Charts and diagrams as code:
▶
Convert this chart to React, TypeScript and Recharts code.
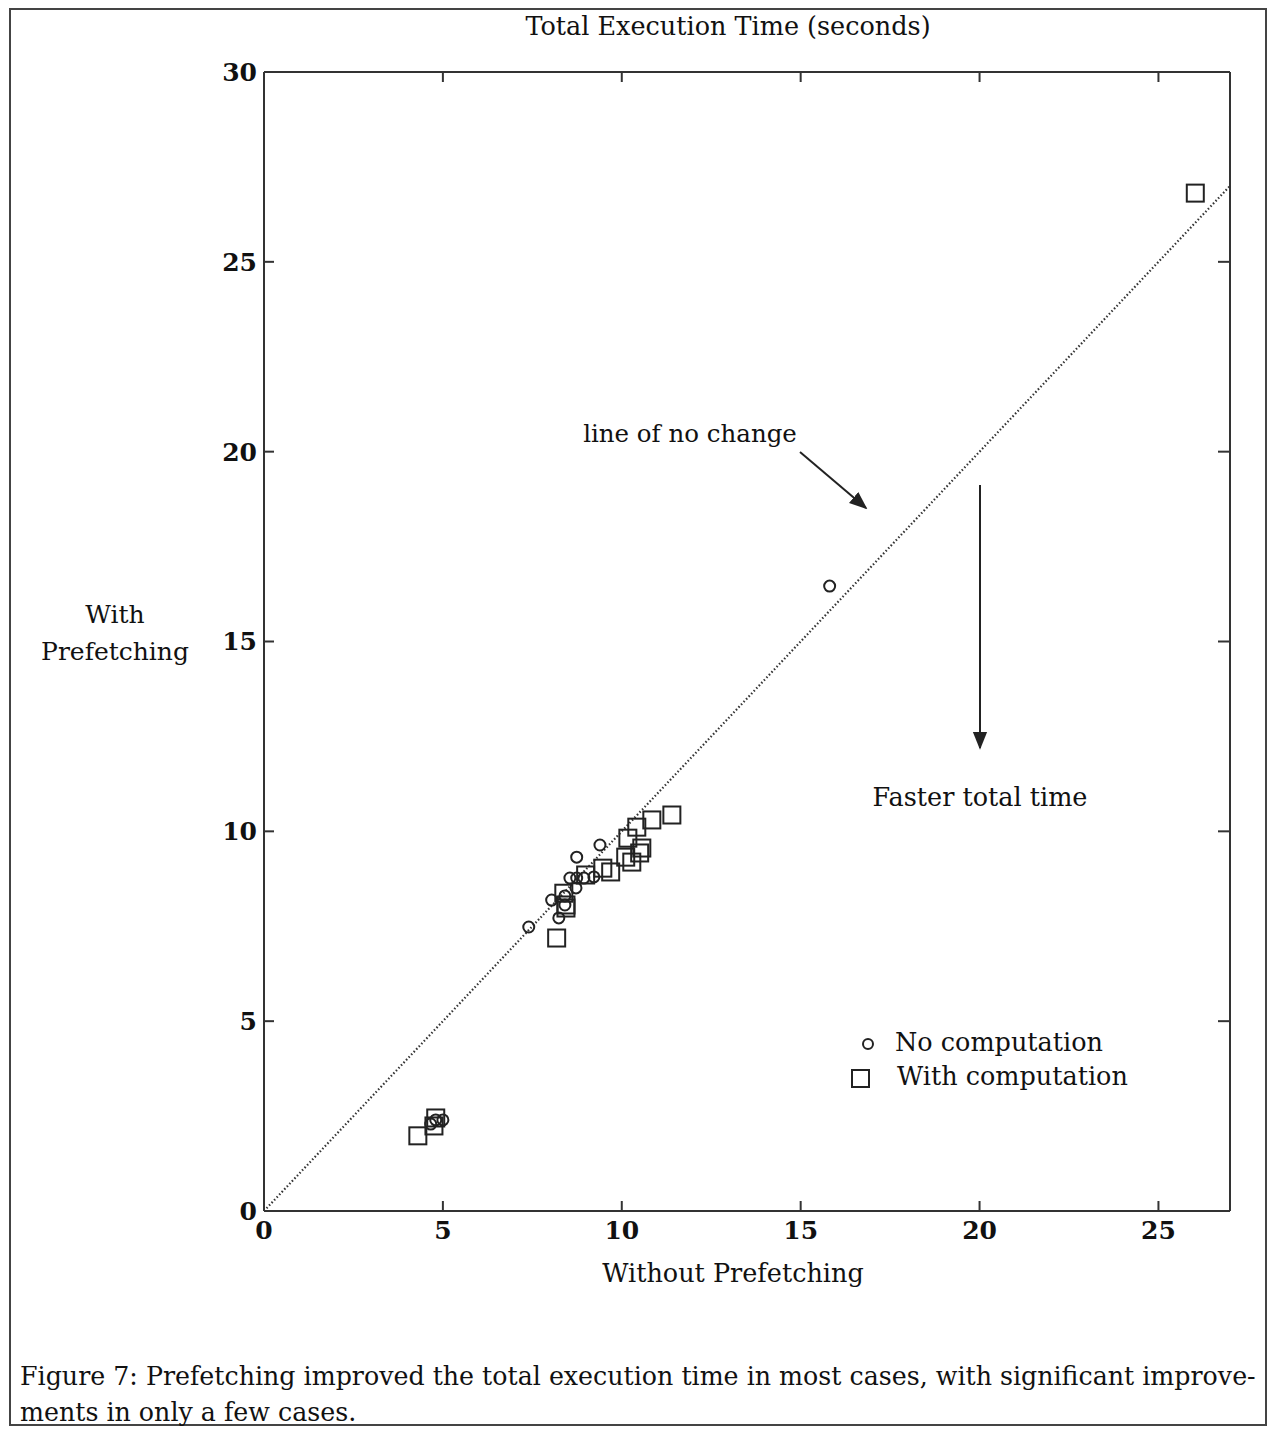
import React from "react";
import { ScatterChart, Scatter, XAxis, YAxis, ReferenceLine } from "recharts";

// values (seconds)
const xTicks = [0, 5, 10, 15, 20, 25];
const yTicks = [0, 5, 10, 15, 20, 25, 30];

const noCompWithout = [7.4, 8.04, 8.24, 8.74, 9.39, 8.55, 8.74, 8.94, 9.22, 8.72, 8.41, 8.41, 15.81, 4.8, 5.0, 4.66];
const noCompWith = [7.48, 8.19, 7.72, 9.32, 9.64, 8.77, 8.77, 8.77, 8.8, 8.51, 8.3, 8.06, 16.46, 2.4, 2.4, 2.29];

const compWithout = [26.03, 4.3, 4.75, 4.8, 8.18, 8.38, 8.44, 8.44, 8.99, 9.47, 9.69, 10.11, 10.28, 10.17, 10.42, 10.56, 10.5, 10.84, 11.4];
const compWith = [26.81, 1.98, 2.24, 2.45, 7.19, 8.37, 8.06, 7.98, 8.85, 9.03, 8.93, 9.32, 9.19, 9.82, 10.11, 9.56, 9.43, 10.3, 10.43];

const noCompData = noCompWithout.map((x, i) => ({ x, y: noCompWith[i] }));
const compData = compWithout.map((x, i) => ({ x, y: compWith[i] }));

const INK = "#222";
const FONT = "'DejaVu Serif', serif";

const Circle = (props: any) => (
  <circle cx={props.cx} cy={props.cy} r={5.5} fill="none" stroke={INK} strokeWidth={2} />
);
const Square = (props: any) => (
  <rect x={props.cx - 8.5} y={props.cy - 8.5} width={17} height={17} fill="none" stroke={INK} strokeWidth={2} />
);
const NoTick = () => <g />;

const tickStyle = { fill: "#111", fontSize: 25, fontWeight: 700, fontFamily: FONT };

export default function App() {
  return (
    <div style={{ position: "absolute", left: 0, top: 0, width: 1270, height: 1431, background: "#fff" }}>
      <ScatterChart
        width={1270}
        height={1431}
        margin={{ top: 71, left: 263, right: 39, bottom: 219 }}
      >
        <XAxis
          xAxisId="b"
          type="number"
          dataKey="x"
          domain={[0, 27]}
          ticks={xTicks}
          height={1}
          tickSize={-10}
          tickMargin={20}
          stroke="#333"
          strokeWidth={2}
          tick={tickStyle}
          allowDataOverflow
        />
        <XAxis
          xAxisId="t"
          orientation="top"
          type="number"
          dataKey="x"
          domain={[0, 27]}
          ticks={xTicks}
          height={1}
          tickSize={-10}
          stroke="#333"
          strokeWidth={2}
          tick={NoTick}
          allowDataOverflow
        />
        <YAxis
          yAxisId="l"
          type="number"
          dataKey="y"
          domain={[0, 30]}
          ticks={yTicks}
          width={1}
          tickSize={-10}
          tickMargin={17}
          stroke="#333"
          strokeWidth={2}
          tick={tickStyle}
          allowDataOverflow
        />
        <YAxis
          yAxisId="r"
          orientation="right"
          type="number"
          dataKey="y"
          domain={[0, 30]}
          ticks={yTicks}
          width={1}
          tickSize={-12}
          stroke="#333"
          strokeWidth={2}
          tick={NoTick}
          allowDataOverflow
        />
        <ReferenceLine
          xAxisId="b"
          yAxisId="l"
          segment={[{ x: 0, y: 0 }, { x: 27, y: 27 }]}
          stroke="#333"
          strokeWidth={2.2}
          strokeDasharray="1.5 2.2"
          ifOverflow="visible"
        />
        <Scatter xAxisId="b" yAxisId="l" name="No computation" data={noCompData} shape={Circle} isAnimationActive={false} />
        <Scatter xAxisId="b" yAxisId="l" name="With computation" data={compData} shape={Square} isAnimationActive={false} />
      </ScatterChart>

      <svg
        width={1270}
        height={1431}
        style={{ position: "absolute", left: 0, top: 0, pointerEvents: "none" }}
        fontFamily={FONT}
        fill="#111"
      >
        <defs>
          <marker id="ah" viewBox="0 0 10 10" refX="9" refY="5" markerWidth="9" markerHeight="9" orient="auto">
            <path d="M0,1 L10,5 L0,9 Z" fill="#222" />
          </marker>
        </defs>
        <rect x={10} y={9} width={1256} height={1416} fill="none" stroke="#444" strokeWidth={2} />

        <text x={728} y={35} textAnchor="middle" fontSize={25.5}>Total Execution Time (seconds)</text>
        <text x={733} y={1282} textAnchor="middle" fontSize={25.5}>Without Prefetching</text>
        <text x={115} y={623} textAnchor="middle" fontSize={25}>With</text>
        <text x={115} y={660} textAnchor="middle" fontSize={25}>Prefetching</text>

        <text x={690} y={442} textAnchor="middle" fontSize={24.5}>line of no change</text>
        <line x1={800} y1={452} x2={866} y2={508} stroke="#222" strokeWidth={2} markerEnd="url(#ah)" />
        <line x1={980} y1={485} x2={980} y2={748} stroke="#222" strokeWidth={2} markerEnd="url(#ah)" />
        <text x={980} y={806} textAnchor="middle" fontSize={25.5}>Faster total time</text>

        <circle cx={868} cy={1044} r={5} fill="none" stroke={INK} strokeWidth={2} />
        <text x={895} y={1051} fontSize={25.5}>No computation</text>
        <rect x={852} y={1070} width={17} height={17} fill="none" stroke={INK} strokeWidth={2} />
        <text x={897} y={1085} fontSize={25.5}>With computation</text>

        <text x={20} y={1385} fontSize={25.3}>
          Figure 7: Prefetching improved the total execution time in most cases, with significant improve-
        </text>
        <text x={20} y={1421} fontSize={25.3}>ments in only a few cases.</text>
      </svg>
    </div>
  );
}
◀
▶
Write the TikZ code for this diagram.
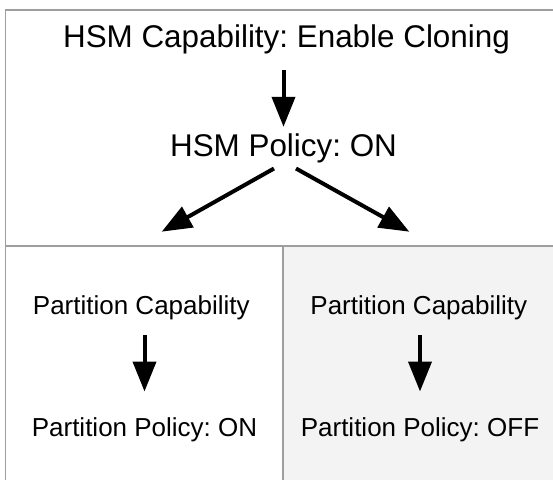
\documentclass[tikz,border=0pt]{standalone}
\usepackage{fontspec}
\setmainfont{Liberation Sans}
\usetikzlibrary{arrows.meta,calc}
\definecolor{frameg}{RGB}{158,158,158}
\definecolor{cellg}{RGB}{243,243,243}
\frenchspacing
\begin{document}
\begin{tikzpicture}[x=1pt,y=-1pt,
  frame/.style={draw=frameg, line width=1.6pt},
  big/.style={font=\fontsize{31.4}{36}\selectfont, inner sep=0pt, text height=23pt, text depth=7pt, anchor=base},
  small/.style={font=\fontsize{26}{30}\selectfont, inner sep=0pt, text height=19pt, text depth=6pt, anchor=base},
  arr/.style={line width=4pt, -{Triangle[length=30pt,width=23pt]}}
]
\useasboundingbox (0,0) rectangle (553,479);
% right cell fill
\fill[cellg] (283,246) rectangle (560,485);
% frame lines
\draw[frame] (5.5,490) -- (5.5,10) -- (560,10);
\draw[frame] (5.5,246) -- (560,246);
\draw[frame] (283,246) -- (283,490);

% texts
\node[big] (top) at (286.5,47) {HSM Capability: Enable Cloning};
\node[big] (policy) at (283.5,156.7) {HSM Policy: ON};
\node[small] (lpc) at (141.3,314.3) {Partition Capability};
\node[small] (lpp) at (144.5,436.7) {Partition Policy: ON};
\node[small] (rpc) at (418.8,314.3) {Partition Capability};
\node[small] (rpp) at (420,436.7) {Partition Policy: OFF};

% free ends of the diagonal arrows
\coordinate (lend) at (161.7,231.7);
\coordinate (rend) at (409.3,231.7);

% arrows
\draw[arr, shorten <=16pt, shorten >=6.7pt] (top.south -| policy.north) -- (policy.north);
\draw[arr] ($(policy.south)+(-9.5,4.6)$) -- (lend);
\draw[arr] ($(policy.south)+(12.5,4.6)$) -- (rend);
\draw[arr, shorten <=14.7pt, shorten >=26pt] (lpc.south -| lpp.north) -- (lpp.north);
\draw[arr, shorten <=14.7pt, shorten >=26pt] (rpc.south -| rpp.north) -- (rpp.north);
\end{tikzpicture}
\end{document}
◀
GIVEN EXERCISE. Using the entries above, transcribe every line from the line containing "Write the TikZ code for this diagram." through the line containing "(283,246) -- (283,490);". Do not copy pictures.

SOLUTION FOR THIS EXERCISE.
Write the TikZ code for this diagram.
\documentclass[tikz,border=0pt]{standalone}
\usepackage{fontspec}
\setmainfont{Liberation Sans}
\usetikzlibrary{arrows.meta,calc}
\definecolor{frameg}{RGB}{158,158,158}
\definecolor{cellg}{RGB}{243,243,243}
\frenchspacing
\begin{document}
\begin{tikzpicture}[x=1pt,y=-1pt,
  frame/.style={draw=frameg, line width=1.6pt},
  big/.style={font=\fontsize{31.4}{36}\selectfont, inner sep=0pt, text height=23pt, text depth=7pt, anchor=base},
  small/.style={font=\fontsize{26}{30}\selectfont, inner sep=0pt, text height=19pt, text depth=6pt, anchor=base},
  arr/.style={line width=4pt, -{Triangle[length=30pt,width=23pt]}}
]
\useasboundingbox (0,0) rectangle (553,479);
% right cell fill
\fill[cellg] (283,246) rectangle (560,485);
% frame lines
\draw[frame] (5.5,490) -- (5.5,10) -- (560,10);
\draw[frame] (5.5,246) -- (560,246);
\draw[frame] (283,246) -- (283,490);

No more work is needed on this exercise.